Today I had help with cleaning up the garden beds for winter—Christina Shaw, Certified Master Gardener from Benson, came to help with this project, and will also be helping with the Community Garden next spring and summer. I am grateful for her help, and look forward to collaborating and getting new, fresh ideas next year!
Today, we emptied almost all of the beds, with a few exceptions. We left the sage, as some varieties are perennial and hardy. While I suspect our tri-color variety will be more tender, and will not likely survive the winter, there is no harm in leaving it in the bed. The Brussels sprouts are coming along nicely, even with the fairly hard hit by the cabbage worm. These actually should not be harvested until later into the fall, when they have been weathered by a few frosts. Kale is similar to the sprouts, and is quite hardy—so if you need some
greens to spice up your fall salads, please come and harvest some kale to supplement your salads! The strawberry bed was left as is, with its good layer of mulch. And finally, the perennials were cut back, but nothing was removed from the bed.
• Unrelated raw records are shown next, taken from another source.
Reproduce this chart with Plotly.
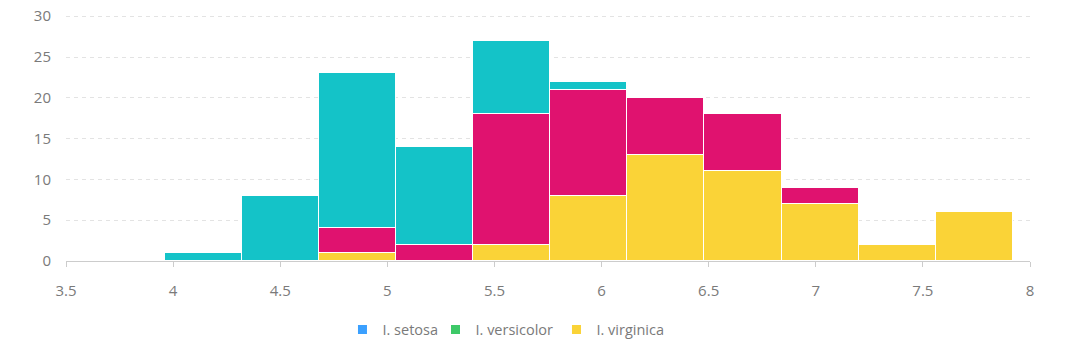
import plotly.graph_objects as go

bin_centers = [4.14, 4.50, 4.86, 5.22, 5.58, 5.94, 6.30, 6.66, 7.02, 7.38, 7.74]
bin_width = 0.36
setosa = [1, 8, 19, 12, 9, 1, 0, 0, 0, 0, 0]
versicolor = [0, 0, 3, 2, 16, 13, 7, 7, 2, 0, 0]
virginica = [0, 0, 1, 0, 2, 8, 13, 11, 7, 2, 6]
series_names = ["I. setosa", "I. versicolor", "I. virginica"]
bar_colors = {"I. setosa": "#14C3C8", "I. versicolor": "#E0126F", "I. virginica": "#FAD337"}
legend_colors = {"I. setosa": "#3BA0FF", "I. versicolor": "#3DC968", "I. virginica": "#FAD337"}
x_ticks = [3.5, 4, 4.5, 5, 5.5, 6, 6.5, 7, 7.5, 8]
y_ticks = [0, 5, 10, 15, 20, 25, 30]

FONT = "Open Sans, Noto Sans, sans-serif"
TXT = "#7a7a7a"

fig = go.Figure()
for name, vals in [("I. virginica", virginica), ("I. versicolor", versicolor), ("I. setosa", setosa)]:
    fig.add_trace(go.Bar(
        x=bin_centers, y=vals, width=[bin_width] * len(bin_centers),
        marker=dict(color=bar_colors[name], line=dict(color="white", width=1.5)),
        name=name, showlegend=False, hoverinfo="x+y+name",
    ))

legend_ids = ["legend", "legend2", "legend3"]
legend_x = [0.2868, 0.3833, 0.5088]
for name, lid in zip(series_names, legend_ids):
    fig.add_trace(go.Scatter(
        x=[None], y=[None], mode="markers", name=name, legend=lid,
        marker=dict(symbol="square", size=9, color=legend_colors[name]),
        showlegend=True,
    ))

legend_common = dict(orientation="h", xanchor="left", y=-0.214, yanchor="top",
                     font=dict(family=FONT, size=14.5, color=TXT), itemwidth=30,
                     bgcolor="rgba(0,0,0,0)")

fig.update_layout(
    width=1080, height=360,
    barmode="stack", bargap=0,
    paper_bgcolor="white", plot_bgcolor="white",
    margin=dict(l=66, r=50, t=15, b=99, autoexpand=False),
    font=dict(family=FONT, size=15, color=TXT),
    showlegend=True,
    legend=dict(x=legend_x[0], **legend_common),
    legend2=dict(x=legend_x[1], **legend_common),
    legend3=dict(x=legend_x[2], **legend_common),
)
fig.update_xaxes(
    range=[3.5, 8], tickvals=x_ticks, ticktext=[str(t) for t in x_ticks],
    showgrid=False, zeroline=False,
    showline=True, linecolor="#cccccc", linewidth=1,
    ticks="outside", ticklen=5, tickcolor="#cccccc",
    tickfont=dict(size=15, color=TXT), ticklabelstandoff=11,
)
fig.update_yaxes(
    range=[0, 30.15], tickvals=y_ticks,
    showgrid=True, gridcolor="#e3e3e3", griddash="4px,4px", gridwidth=1,
    zeroline=False, showline=False, ticks="",
    tickfont=dict(size=15, color=TXT), ticklabelstandoff=14,
    ticklabeloverflow="allow",
)

fig.write_html(
    "out.html",
    config={"displayModeBar": False},
    post_script="document.body.style.margin='0';document.body.style.padding='0';",
)
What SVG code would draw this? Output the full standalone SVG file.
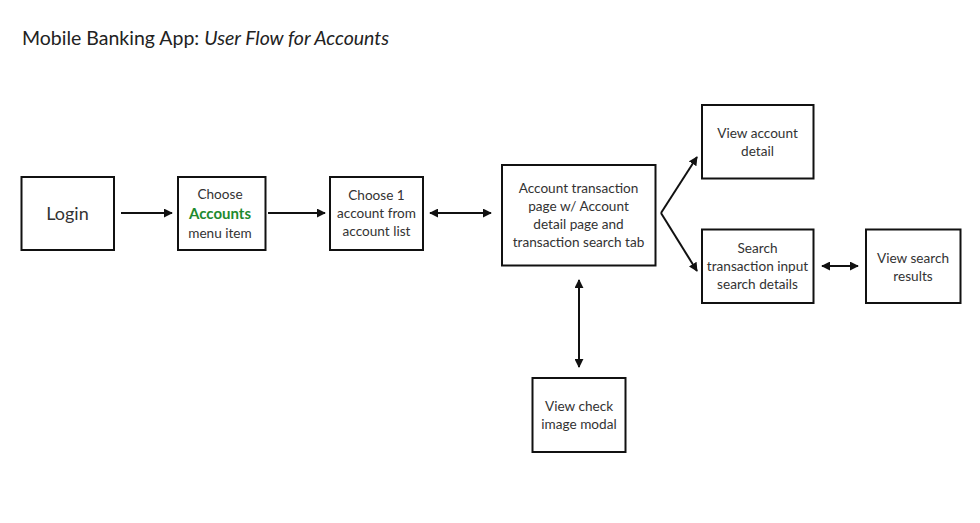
<svg xmlns="http://www.w3.org/2000/svg" width="980" height="523" viewBox="0 0 980 523">
<style>
.box{fill:#fff;stroke:#111;stroke-width:2}
.t{font-family:Lato,"Noto Sans","Liberation Sans",sans-serif;font-size:13.6px;fill:#333;text-anchor:middle}
.big{font-size:18px}
.acc{font-weight:bold;fill:#1e8a2e;font-size:15px}
.c{fill:none;stroke:#111;stroke-width:2}
</style>
<defs>
<marker id="ah" viewBox="0 0 10 10" refX="9" refY="5" markerWidth="4.5" markerHeight="4.5" orient="auto-start-reverse">
<path d="M0,0 L10,5 L0,10 z" fill="#111"/>
</marker>
</defs>
<rect width="980" height="523" fill="#fff"/>
<text x="22" y="45" font-family="Lato,'Noto Sans','Liberation Sans',sans-serif" font-size="19.5" fill="#222">Mobile Banking App: <tspan font-style="italic">User Flow for Accounts</tspan></text>
<g id="connectors">
<line class="c" x1="121" y1="213" x2="172" y2="213" marker-end="url(#ah)"/>
<line class="c" x1="268" y1="213" x2="325" y2="213" marker-end="url(#ah)"/>
<line class="c" x1="430" y1="213" x2="491" y2="213" marker-start="url(#ah)" marker-end="url(#ah)"/>
<line class="c" x1="661" y1="213" x2="697" y2="157" marker-end="url(#ah)"/>
<line class="c" x1="661" y1="213" x2="697" y2="271" marker-end="url(#ah)"/>
<line class="c" x1="822" y1="266" x2="858" y2="266" marker-start="url(#ah)" marker-end="url(#ah)"/>
<line class="c" x1="579" y1="280" x2="579" y2="367" marker-start="url(#ah)" marker-end="url(#ah)"/>
</g>
<g id="login">
<rect class="box" x="21.5" y="177" width="92.5" height="73"/>
<text class="t big" x="67.5" y="220">Login</text>
</g>
<g id="choose-accounts">
<rect class="box" x="178" y="177" width="87.5" height="73"/>
<text class="t" x="220" y="199">Choose</text>
<text class="t acc" x="220" y="219">Accounts</text>
<text class="t" x="220" y="238">menu item</text>
</g>
<g id="choose-account">
<rect class="box" x="330" y="177" width="93" height="73"/>
<text class="t" x="376.5" y="200">Choose 1</text>
<text class="t" x="376.5" y="218">account from</text>
<text class="t" x="376.5" y="236">account list</text>
</g>
<g id="account-transaction">
<rect class="box" x="502" y="165" width="153.5" height="100.5"/>
<text class="t" x="578.5" y="193">Account transaction</text>
<text class="t" x="578.5" y="211">page w/ Account</text>
<text class="t" x="578.5" y="229">detail page and</text>
<text class="t" x="578.5" y="247">transaction search tab</text>
</g>
<g id="view-account-detail">
<rect class="box" x="702" y="105" width="111.5" height="73.5"/>
<text class="t" x="757.5" y="138">View account</text>
<text class="t" x="757.5" y="156">detail</text>
</g>
<g id="search-transaction">
<rect class="box" x="702" y="229.5" width="111.5" height="73.5"/>
<text class="t" x="757.5" y="253">Search</text>
<text class="t" x="757.5" y="271">transaction input</text>
<text class="t" x="757.5" y="289">search details</text>
</g>
<g id="view-search-results">
<rect class="box" x="866" y="229.5" width="94.5" height="73.5"/>
<text class="t" x="913" y="262.5">View search</text>
<text class="t" x="913" y="280.5">results</text>
</g>
<g id="view-check">
<rect class="box" x="532.5" y="378" width="93" height="74"/>
<text class="t" x="579" y="411">View check</text>
<text class="t" x="579" y="429">image modal</text>
</g>
</svg>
As you can see from the pictures, there were still a few things to harvest, prior to pulling it all out—really nice broccoli, scallions, a few shallots, some hot peppers, and some of the filet beans to dry—we can either use these as dried beans, or can use to plant again next year.
We were very conscientious of cleaning the debris thoroughly from the beds, including the rotting broccoli leaves, and the abundance of cherry tomatoes that had dropped previously. These are great sources of diseases that can be held over from one year to the next, such as blights, and molds. We were also careful to do a thorough weeding—we do not need to give any weeds a head start for next year.
So, that’s a wrap on the inaugural year for the Orwell Community Learning Garden. Thank you to the Orwell Free Library for its support, as well as all the businesses that supported our efforts: Bloomer’s Garden Design, Green Mountain Natives, Golden Russet Farm, Lazy Dog Farm, Singing Cedars Farmstead, and Virgil and Constance Home and Garden. Thank you also to the community members who came to the garden and enjoyed the bounty—we hope you will join us again next year. Please let us know if you have any suggestions, or have a particular vegetable that you would like to see in the garden in the future.


Happy winter, and see you in the spring!
Karen DeMoy, 2024 Extension Master Garden Intern (although soon to be certified!)